Exercise instructions:
Give back every line exactly as it appears, pictures excluded.

-- Begin Data section --

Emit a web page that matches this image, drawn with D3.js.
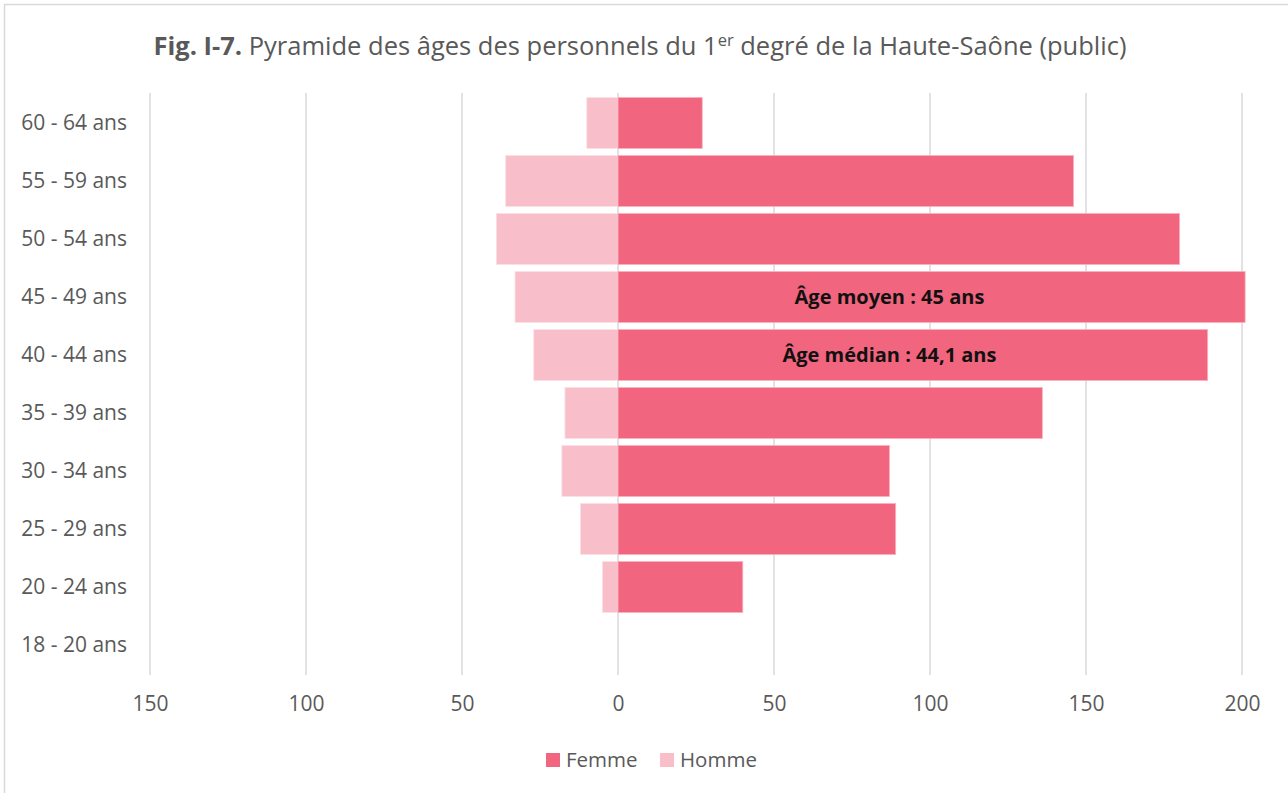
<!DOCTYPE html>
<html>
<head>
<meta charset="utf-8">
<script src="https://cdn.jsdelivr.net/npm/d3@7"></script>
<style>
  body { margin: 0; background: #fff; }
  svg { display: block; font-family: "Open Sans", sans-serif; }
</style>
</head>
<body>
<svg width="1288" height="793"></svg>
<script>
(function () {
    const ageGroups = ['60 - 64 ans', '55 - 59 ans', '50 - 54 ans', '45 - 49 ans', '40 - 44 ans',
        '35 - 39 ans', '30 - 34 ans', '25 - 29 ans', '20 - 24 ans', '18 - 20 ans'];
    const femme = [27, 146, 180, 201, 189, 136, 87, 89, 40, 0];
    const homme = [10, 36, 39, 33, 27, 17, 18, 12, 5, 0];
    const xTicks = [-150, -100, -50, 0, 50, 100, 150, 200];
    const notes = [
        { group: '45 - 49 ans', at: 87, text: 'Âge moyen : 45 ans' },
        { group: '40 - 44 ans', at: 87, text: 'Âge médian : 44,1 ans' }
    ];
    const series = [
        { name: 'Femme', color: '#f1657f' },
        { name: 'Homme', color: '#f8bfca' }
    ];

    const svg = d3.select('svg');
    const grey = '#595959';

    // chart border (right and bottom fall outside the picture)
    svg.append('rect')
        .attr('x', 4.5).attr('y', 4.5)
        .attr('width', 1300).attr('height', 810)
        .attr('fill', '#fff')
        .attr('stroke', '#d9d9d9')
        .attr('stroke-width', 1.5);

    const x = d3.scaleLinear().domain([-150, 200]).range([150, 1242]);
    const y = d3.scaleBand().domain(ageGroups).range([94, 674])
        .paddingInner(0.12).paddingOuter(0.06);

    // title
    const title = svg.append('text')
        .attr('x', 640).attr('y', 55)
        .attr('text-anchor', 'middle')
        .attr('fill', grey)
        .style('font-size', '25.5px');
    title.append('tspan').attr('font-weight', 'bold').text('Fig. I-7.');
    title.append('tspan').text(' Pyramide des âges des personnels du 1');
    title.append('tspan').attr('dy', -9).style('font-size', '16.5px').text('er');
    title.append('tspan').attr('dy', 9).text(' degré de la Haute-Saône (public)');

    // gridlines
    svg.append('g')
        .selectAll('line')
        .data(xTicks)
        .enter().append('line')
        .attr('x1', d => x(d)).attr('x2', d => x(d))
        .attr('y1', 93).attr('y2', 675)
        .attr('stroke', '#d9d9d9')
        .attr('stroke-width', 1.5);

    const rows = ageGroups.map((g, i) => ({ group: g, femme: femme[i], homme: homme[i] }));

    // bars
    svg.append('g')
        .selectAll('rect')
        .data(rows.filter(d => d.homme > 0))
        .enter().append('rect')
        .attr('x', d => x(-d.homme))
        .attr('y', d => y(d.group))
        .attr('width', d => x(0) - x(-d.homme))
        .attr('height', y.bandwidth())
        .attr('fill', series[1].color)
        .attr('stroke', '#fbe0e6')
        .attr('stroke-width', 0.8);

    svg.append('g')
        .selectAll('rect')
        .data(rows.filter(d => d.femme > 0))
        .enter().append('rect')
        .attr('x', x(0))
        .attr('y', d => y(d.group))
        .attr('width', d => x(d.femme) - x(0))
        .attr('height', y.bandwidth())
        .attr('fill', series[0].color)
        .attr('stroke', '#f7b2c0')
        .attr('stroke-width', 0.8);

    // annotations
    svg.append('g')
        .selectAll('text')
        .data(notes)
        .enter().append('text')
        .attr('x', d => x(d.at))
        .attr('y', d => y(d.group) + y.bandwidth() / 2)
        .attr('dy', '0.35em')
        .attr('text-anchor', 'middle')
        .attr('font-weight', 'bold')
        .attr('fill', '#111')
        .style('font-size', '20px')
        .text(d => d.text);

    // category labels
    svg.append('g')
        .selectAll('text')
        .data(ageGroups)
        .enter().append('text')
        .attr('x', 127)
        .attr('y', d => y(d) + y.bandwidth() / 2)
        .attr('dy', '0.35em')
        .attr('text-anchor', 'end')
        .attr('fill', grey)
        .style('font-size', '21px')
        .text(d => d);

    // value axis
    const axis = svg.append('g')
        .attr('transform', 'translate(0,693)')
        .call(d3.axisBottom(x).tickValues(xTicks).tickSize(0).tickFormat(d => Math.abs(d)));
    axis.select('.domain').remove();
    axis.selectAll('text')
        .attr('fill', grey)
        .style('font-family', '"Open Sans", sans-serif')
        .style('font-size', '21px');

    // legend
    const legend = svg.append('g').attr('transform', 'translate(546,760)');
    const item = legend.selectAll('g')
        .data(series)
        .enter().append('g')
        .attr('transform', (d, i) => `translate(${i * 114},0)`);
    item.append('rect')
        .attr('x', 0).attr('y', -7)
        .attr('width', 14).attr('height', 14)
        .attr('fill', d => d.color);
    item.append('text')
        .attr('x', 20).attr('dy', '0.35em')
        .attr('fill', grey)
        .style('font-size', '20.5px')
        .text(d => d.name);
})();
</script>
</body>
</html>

-- End Data section --

Expected answer:
Emit a web page that matches this image, drawn with D3.js.
<!DOCTYPE html>
<html>
<head>
<meta charset="utf-8">
<script src="https://cdn.jsdelivr.net/npm/d3@7"></script>
<style>
  body { margin: 0; background: #fff; }
  svg { display: block; font-family: "Open Sans", sans-serif; }
</style>
</head>
<body>
<svg width="1288" height="793"></svg>
<script>
(function () {
    const ageGroups = ['60 - 64 ans', '55 - 59 ans', '50 - 54 ans', '45 - 49 ans', '40 - 44 ans',
        '35 - 39 ans', '30 - 34 ans', '25 - 29 ans', '20 - 24 ans', '18 - 20 ans'];
    const femme = [27, 146, 180, 201, 189, 136, 87, 89, 40, 0];
    const homme = [10, 36, 39, 33, 27, 17, 18, 12, 5, 0];
    const xTicks = [-150, -100, -50, 0, 50, 100, 150, 200];
    const notes = [
        { group: '45 - 49 ans', at: 87, text: 'Âge moyen : 45 ans' },
        { group: '40 - 44 ans', at: 87, text: 'Âge médian : 44,1 ans' }
    ];
    const series = [
        { name: 'Femme', color: '#f1657f' },
        { name: 'Homme', color: '#f8bfca' }
    ];

    const svg = d3.select('svg');
    const grey = '#595959';

    // chart border (right and bottom fall outside the picture)
    svg.append('rect')
        .attr('x', 4.5).attr('y', 4.5)
        .attr('width', 1300).attr('height', 810)
        .attr('fill', '#fff')
        .attr('stroke', '#d9d9d9')
        .attr('stroke-width', 1.5);

    const x = d3.scaleLinear().domain([-150, 200]).range([150, 1242]);
    const y = d3.scaleBand().domain(ageGroups).range([94, 674])
        .paddingInner(0.12).paddingOuter(0.06);

    // title
    const title = svg.append('text')
        .attr('x', 640).attr('y', 55)
        .attr('text-anchor', 'middle')
        .attr('fill', grey)
        .style('font-size', '25.5px');
    title.append('tspan').attr('font-weight', 'bold').text('Fig. I-7.');
    title.append('tspan').text(' Pyramide des âges des personnels du 1');
    title.append('tspan').attr('dy', -9).style('font-size', '16.5px').text('er');
    title.append('tspan').attr('dy', 9).text(' degré de la Haute-Saône (public)');

    // gridlines
    svg.append('g')
        .selectAll('line')
        .data(xTicks)
        .enter().append('line')
        .attr('x1', d => x(d)).attr('x2', d => x(d))
        .attr('y1', 93).attr('y2', 675)
        .attr('stroke', '#d9d9d9')
        .attr('stroke-width', 1.5);

    const rows = ageGroups.map((g, i) => ({ group: g, femme: femme[i], homme: homme[i] }));

    // bars
    svg.append('g')
        .selectAll('rect')
        .data(rows.filter(d => d.homme > 0))
        .enter().append('rect')
        .attr('x', d => x(-d.homme))
        .attr('y', d => y(d.group))
        .attr('width', d => x(0) - x(-d.homme))
        .attr('height', y.bandwidth())
        .attr('fill', series[1].color)
        .attr('stroke', '#fbe0e6')
        .attr('stroke-width', 0.8);

    svg.append('g')
        .selectAll('rect')
        .data(rows.filter(d => d.femme > 0))
        .enter().append('rect')
        .attr('x', x(0))
        .attr('y', d => y(d.group))
        .attr('width', d => x(d.femme) - x(0))
        .attr('height', y.bandwidth())
        .attr('fill', series[0].color)
        .attr('stroke', '#f7b2c0')
        .attr('stroke-width', 0.8);

    // annotations
    svg.append('g')
        .selectAll('text')
        .data(notes)
        .enter().append('text')
        .attr('x', d => x(d.at))
        .attr('y', d => y(d.group) + y.bandwidth() / 2)
        .attr('dy', '0.35em')
        .attr('text-anchor', 'middle')
        .attr('font-weight', 'bold')
        .attr('fill', '#111')
        .style('font-size', '20px')
        .text(d => d.text);

    // category labels
    svg.append('g')
        .selectAll('text')
        .data(ageGroups)
        .enter().append('text')
        .attr('x', 127)
        .attr('y', d => y(d) + y.bandwidth() / 2)
        .attr('dy', '0.35em')
        .attr('text-anchor', 'end')
        .attr('fill', grey)
        .style('font-size', '21px')
        .text(d => d);

    // value axis
    const axis = svg.append('g')
        .attr('transform', 'translate(0,693)')
        .call(d3.axisBottom(x).tickValues(xTicks).tickSize(0).tickFormat(d => Math.abs(d)));
    axis.select('.domain').remove();
    axis.selectAll('text')
        .attr('fill', grey)
        .style('font-family', '"Open Sans", sans-serif')
        .style('font-size', '21px');

    // legend
    const legend = svg.append('g').attr('transform', 'translate(546,760)');
    const item = legend.selectAll('g')
        .data(series)
        .enter().append('g')
        .attr('transform', (d, i) => `translate(${i * 114},0)`);
    item.append('rect')
        .attr('x', 0).attr('y', -7)
        .attr('width', 14).attr('height', 14)
        .attr('fill', d => d.color);
    item.append('text')
        .attr('x', 20).attr('dy', '0.35em')
        .attr('fill', grey)
        .style('font-size', '20.5px')
        .text(d => d.name);
})();
</script>
</body>
</html>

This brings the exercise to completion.